We informed the customer but he wanted them fitting anyway which we duly did. To be honest the exhaust still sounded good when the car was running and the customer was happy which was the main thing. I think it’s lucky he couldn’t see what his exhausts looked like though and he wasn’t concerned with the performance implications. It just goes to show you need to be careful what you buy off ebay and what lurks beneath your car as a good exhaust is more than just the noise it makes.



Practical Performance car

Thursday, June 10th, 2010

DSCF1653I have long been a reader of Practical Performance Car magazine and it was my pleasure to be invited to drive along side one of the editors Kev Leaper as he tested the often dangerous waters of motorsport.  Motorsport isn’t dangerous becuase of the accident’s but because it is seriously addictive and may harm your bank account. There’s so much more to going racing than driving a car and the preparation and comittment in cost and time often dampens peoples enthusiasm very quickly.

Kev’s Porsche had seen some track day action but needed a lot to get it up to race spec. Racing is the ultimate test of any machinery and the Porsche showed it’s frailties. Fortunately both it and it’s owner showed their potential too, and Kev has bags of enthusiasm for motorsport.

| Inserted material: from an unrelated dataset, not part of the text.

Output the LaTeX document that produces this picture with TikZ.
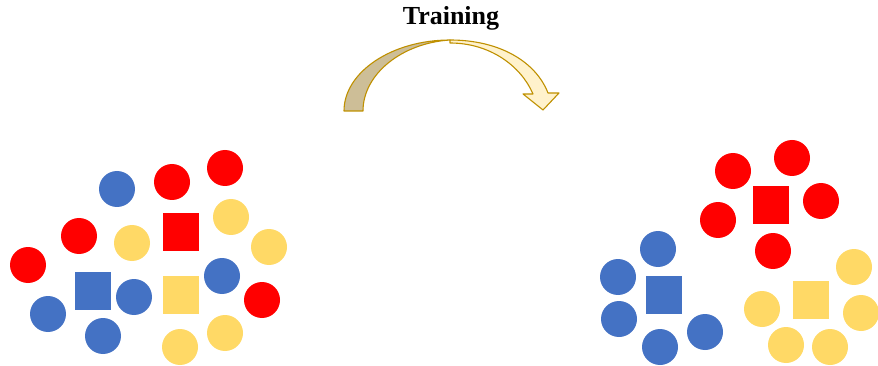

There’s a long road ahead but it’s a joy to be part of it. Buy your copy of PPC Magazine and follow the tales.


Hot Oil Headache part 2

Thursday, June 10th, 2010

No sooner had we completed the ZR than a ZS needed a rather large oil cooler fitting in to help deal with the extra power his new turbo was producing. Unfortunately on this one the front was already full of radiators and intercoolers. The solution? Put the oil cooler at the back.

A tunnel was cut to allow the air up to the cooler and vents were cut to duct to the rear. Pipework was easy this time thanks to a standard sandwich plate and plenty of room to run the hoses through the car. It still needs finishing off and painting but we need to give it a run and check to see how it controls the temperatures first. If oil runs too cold it’s worse than having it too hot.